Сначала ее мысли блуждали бессвязно и бесцельно. Потом силы постепенно возвратились к ней.
Она сказала себе: «Надо помолиться, ведь я в церкви». И, соскользнув со скамьи, она встала на колени и начала перебирать четки.
Но, произнося шепотом слова молитвы, она думала о другом. Губы ее продолжали шевелиться, но ее молчаливый монолог не был обращен ни к статуям святых, ни к какой-либо реликвии.
«Несправедливо это получается с моими детьми, — говорила она. — И с Эженом, которому всегда не везло, и с Флорентиной. Разве я в ее возрасте думала о том, как прокормить родителей?» И она тут же добавила: «Услышь меня, господи!»
Роза-Анна очень редко обращалась с молитвой непосредственно к богу. Гораздо чаще она просила о заступничестве святых, которых немного знала по картинам и статуям. Но бога, самого бога она представить себе не могла. Она не представляла его себе уже многие годы; это требовало от нее слишком больших усилий, и, несмотря на них, она не видела ничего — ничего, кроме облаков, белых и пышных, как вата, над которыми летал голубь. Но сейчас она вдруг вспомнила величавого старца с серебряной бородой, которого видела в детстве: того, кого изображали над святым семейством, — бога-отца. Ибо сейчас ее нужды казались ей слишком неотложными, чтобы можно было прибегнуть к помощи посредников.
Она говорила обо всем сразу, бессвязно и непоследовательно, но стараясь, разумеется, оправдать свои поступки и склонить всевышнего на свою сторону. «Господи, ты видишь, я выполнила свой долг. Я родила одиннадцать детей. Восемь из них живы, а трое умерли еще младенцами, — наверное, я была слишком изнурена. А этот, который скоро родится, неужели и он будет таким же слабым, господи, как и трое последних?»

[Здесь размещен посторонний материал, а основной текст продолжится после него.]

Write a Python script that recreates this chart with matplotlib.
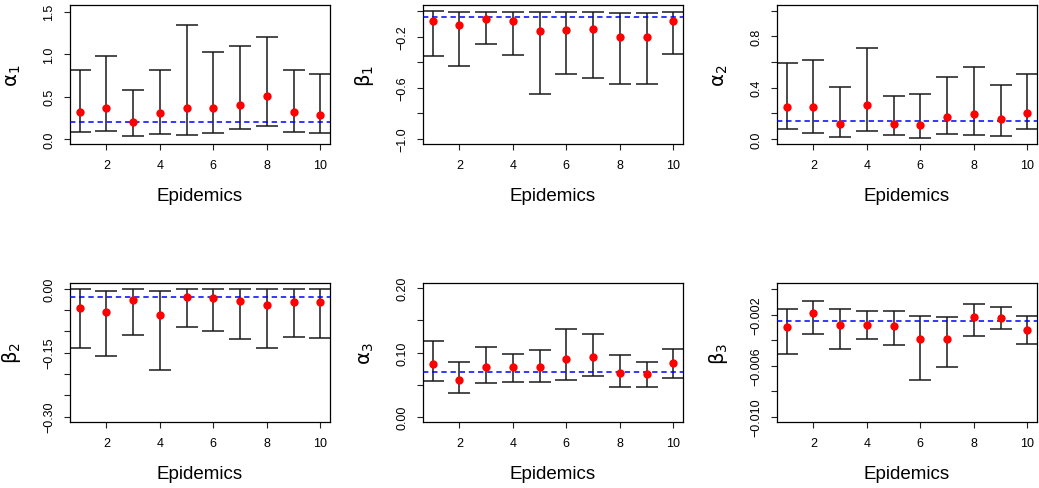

Она вдруг подумала, что богу известна история всей ее жизни и нет надобности рассказывать ее по порядку. Но тут же она сказала себе: «Он ведь может и запамятовать. Столько обездоленных обращается к нему!» Единственным слабым местом ее веры было наивное предположение, что бог, усталый, рассеянный, измученный, как она сама, может дойти до того, что будет уделять людям и их бедам очень мало внимания.
Она заговорила о своих материальных нуждах не сразу, полагая, что некоторая доля дипломатии не помешает в молитве, как и в любой другой просьбе. Собственно, руководствовалась она при этом не мыслью, а инстинктом, смутно шевелившимся где-то в ее подсознании. Для себя она ничего не решалась просить у бога, но без стеснения уточняла все, что надеялась получить для своих близких; именно так она проводила границу между благами земными и небесными.
Внезапно перед ней возник образ Ивонны, и она, вздрогнув, перестала молиться. Может быть, и сама она тоже вонзает шипы в сердце Спасителя, как те злые люди, о которых говорила девочка?
Но, подумав, она отбросила эту мысль. В глубине души она представляла себе бога таким же добрым, как она сама. Жизнь многому ее научила, и болезненная набожность Ивонны была ей чужда. Она почувствовала успокоение. Молясь, она не столько стремилась облегчить тяготы жизни, сколько пыталась смиренно переложить ответственность за них на того, кто взвалил эти тяготы на ее плечи.
Она уверенным шагом подошла к чаше со святой водой, опустила в нее пальцы, осенила себя крестом, а затем вышла на улицу, с каким-то наивным удивлением вдыхая весенний воздух.
На паперти она уже была полна бодрости. Сезон переездов только-только начинается. Раз Азарьюс не работает, она, если понадобится, сможет уделить поискам подходящего жилья целый день, а то и несколько дней. К ней снова вернулась энергия и всегдашняя привычка использовать до конца даже самые малые выгоды.
Улицу заливало солнце. И Роза-Анна представила себе, как солнечный свет заливает тот домик, который она надеялась найти. Она безотчетно нарисовала в своем воображении комнатку с окнами на юг, где можно было бы поставить швейную машину. Потом солнце добралось и до столовой; оно осветило порог кухни; оно заглянуло в кухню. Оно озарило герань в глиняных горшках. Оно засияло на кастрюлях. Оно заиграло на белоснежной скатерти. Оно осветило крошечную девочку, сидящую на высоком детском стульчике.
Роза-Анна тряхнула головой. Меланхоличная улыбка тронула уголки ее губ. Домик, нарисованный ее воображением, был домиком, в котором она жила в первые годы своего замужества, девочка была Флорентиной, а солнце — тем солнцем, которое светило ей в двадцать лет.
Ее взгляд, затуманенный видениями прошлого, вновь вернулся к тихой улице. Она спустилась по ступенькам и пошла — быстро, как только могла, храбро и почти вызывающе прижимая к груди свою потрепанную кожаную сумочку.